How To Pass Prop Firm Challenges Without Deadlines

Learn how to pass prop firm challenges without deadlines. Manage risk, stay consistent, and build a strategy to pass evaluation accounts without pressure.

Most prop firm failure stories follow the same sequence: a trader with a working strategy pushes too hard near a deadline, takes on outsized risk, and loses the account in the final days of the evaluation. No-deadline challenges exist to remove that specific failure mode. But passing one still requires a deliberate approach, because open-ended evaluations carry their own distinct risks that timed formats do not.

Understand What The Challenge Is Actually Testing

A prop firm challenge without a deadline is not simply a relaxed version of a timed one. The firm is still assessing the same qualities: consistent profitability, controlled drawdown, and adherence to the trading rules. The absence of a time limit means you cannot be penalised for taking your time, but it does not mean the standards are lower. A trader who passes in three months with steady, rule-compliant results is demonstrating exactly what the evaluation is designed to identify.

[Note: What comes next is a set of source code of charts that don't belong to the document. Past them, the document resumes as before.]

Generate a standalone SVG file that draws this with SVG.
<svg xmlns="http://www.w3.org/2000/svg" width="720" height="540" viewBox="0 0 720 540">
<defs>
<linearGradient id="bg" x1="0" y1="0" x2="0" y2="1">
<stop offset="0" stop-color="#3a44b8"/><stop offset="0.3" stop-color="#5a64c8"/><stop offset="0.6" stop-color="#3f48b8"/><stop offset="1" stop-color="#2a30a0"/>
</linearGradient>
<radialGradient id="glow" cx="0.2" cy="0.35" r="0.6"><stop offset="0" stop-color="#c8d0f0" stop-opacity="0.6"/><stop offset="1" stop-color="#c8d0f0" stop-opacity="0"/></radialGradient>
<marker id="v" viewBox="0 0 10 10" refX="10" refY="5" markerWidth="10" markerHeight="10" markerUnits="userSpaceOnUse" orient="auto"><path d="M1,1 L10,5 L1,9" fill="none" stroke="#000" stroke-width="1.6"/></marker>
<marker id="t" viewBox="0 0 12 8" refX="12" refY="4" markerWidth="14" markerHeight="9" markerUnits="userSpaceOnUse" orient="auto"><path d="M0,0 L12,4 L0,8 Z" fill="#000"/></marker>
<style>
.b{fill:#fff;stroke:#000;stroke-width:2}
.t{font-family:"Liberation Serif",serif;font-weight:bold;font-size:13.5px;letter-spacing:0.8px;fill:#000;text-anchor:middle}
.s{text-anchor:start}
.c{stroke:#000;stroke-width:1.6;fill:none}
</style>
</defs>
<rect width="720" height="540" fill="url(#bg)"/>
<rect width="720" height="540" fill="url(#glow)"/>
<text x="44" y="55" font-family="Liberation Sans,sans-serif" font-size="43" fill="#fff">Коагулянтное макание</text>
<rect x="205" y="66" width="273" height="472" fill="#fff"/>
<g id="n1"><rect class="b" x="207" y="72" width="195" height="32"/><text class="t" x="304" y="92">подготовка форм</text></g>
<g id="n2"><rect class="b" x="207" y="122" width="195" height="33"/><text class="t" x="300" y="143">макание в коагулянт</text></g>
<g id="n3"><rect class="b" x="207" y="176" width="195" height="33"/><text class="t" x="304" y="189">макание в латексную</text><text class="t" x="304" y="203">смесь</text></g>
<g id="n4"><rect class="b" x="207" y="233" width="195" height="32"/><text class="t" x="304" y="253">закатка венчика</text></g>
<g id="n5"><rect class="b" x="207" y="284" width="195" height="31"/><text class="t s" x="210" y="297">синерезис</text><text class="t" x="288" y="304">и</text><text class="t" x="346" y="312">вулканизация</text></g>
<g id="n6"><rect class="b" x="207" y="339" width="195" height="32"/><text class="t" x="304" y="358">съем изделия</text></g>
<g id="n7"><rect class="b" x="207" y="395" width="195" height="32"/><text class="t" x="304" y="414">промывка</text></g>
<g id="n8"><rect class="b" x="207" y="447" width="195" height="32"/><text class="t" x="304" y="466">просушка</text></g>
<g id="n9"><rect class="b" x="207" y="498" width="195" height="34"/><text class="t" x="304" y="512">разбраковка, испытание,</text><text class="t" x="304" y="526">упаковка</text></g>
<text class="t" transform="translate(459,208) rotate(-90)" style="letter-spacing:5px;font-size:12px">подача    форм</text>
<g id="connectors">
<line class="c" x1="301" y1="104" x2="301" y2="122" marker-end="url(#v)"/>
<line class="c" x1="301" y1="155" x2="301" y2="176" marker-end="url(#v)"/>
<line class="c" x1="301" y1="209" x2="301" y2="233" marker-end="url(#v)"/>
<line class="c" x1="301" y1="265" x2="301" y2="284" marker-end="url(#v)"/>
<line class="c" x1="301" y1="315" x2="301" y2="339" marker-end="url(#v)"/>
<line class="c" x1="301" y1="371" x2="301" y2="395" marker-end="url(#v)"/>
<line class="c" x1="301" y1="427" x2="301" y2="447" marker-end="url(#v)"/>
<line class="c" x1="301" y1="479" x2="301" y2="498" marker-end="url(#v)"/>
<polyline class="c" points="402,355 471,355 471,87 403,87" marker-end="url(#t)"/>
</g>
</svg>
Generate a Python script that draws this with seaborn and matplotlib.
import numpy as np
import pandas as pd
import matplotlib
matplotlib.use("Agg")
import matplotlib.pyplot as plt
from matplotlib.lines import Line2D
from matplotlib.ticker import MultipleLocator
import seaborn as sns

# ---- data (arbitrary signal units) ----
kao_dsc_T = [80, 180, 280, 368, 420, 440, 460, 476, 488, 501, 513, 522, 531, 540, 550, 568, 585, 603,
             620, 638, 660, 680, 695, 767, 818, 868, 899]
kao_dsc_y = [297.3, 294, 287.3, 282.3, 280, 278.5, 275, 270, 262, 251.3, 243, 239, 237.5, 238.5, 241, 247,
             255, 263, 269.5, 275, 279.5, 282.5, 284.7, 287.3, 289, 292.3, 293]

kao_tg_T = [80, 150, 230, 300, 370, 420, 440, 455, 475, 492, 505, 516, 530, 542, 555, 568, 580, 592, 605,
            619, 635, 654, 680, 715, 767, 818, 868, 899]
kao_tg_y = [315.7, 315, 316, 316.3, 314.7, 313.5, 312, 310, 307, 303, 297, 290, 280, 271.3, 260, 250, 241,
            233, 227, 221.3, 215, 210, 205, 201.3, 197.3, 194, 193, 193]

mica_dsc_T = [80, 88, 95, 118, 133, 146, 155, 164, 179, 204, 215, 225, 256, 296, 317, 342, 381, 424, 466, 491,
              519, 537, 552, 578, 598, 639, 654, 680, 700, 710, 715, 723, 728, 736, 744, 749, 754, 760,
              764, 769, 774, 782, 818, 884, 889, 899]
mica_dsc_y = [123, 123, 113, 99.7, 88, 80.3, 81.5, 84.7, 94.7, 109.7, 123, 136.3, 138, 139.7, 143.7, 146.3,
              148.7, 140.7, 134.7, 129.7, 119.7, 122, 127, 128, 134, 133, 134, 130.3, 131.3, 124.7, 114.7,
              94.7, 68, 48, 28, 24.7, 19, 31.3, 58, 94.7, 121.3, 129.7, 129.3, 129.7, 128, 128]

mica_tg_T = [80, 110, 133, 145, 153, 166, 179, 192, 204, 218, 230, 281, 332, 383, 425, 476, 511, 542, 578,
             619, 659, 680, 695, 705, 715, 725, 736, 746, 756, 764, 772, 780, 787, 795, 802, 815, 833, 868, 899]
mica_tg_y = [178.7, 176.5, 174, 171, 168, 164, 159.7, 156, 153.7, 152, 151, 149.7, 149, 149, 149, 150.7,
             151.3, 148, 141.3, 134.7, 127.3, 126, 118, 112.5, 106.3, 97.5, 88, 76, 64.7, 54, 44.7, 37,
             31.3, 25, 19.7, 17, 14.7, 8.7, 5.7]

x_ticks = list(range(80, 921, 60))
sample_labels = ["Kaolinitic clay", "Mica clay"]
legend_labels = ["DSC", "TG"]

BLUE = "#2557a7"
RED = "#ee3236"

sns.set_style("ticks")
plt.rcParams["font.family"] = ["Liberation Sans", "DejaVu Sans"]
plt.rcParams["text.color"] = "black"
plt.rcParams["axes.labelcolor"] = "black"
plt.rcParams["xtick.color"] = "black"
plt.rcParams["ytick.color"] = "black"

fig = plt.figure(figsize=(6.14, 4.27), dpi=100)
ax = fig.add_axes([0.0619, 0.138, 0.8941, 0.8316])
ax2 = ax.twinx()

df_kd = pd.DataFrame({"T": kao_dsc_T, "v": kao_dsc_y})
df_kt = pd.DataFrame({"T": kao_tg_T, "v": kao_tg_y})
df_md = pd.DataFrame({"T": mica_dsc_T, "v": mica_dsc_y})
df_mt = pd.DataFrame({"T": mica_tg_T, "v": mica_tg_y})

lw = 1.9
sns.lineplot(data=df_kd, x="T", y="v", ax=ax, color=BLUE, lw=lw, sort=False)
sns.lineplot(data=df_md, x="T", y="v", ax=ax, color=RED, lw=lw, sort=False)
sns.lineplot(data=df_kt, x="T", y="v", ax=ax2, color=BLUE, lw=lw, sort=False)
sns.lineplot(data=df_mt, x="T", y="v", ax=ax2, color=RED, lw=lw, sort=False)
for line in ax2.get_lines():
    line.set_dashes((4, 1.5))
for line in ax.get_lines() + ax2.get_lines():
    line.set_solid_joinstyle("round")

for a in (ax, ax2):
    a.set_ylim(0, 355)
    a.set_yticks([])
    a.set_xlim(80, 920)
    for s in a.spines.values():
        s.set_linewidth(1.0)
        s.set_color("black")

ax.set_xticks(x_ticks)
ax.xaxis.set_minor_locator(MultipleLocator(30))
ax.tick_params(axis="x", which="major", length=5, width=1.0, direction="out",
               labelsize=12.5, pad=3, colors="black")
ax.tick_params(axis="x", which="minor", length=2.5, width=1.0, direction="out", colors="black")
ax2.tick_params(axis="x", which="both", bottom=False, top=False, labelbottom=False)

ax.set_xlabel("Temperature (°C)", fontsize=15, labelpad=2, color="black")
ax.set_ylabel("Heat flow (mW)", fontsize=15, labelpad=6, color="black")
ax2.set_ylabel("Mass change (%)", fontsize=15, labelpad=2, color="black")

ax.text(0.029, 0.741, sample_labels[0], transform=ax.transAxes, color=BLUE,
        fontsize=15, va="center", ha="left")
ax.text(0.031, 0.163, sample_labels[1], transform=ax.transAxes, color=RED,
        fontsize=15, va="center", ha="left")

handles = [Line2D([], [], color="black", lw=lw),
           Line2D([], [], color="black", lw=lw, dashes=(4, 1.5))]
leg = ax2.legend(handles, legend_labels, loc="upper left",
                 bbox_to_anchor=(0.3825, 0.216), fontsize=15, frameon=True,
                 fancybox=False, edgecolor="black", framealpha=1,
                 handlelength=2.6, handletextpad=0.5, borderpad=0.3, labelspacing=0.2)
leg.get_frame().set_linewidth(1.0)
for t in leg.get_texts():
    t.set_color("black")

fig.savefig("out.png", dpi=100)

Understanding this reframes how you should approach the evaluation. The goal is not to finish quickly. The goal is to accumulate the required profit while keeping losses within the permitted limits and following every rule throughout. Speed is incidental.

Start With A Smaller Position Size Than You Think You Need

The opening phase of any funded challenge carries the highest risk relative to reward. Your account has no profit buffer, which means any early losses come directly out of your drawdown allowance. Starting with reduced position sizes, typically 25 to 50 percent of what your strategy normally uses, limits early damage and gives you room to build confidence in how the account responds before committing full size.

Once you have accumulated a meaningful profit cushion, scaling up to normal position sizes becomes far safer. The cushion means that a losing trade no longer puts you in immediate danger of a drawdown violation, and you are trading with better information about how the account behaves in practice.

Treat Each Trading Session As A Standalone Unit

One of the psychological traps in a no-deadline challenge is carrying the emotional weight of previous sessions into the current one. A losing day can create pressure to recover, which leads to position sizing errors and impulsive entries. A winning day can create overconfidence, which produces the same result from the opposite direction.

A more reliable approach is to reset your risk parameters at the start of each session regardless of recent history. Your maximum daily loss limit applies fresh each day. Your position sizing rules apply fresh each day. Treating each session as independent keeps your decision-making anchored to your plan rather than to how the previous few sessions went.

Track Progress Against The Target, Not Against Time

Without a deadline, the natural measure of progress is your distance from the profit target. Tracking this clearly, whether in a trading journal, a spreadsheet, or your platform's dashboard, keeps the challenge concrete. You know how much you have made, how much remains, and approximately how long it will take at your current rate.

What you should avoid is checking how long the challenge has been running and using that as a reason to change your approach. A challenge that has been open for six weeks without much progress is not necessarily a problem, provided no rules have been broken. The appropriate response is to review your setups and ask whether your strategy is suited to current conditions, not to increase risk to compensate for lost time.

If your challenge has been open for several weeks with little progress, review your trade log for patterns before adjusting your approach. Increasing position size to accelerate the timeline is the most common way a manageable situation becomes an account violation.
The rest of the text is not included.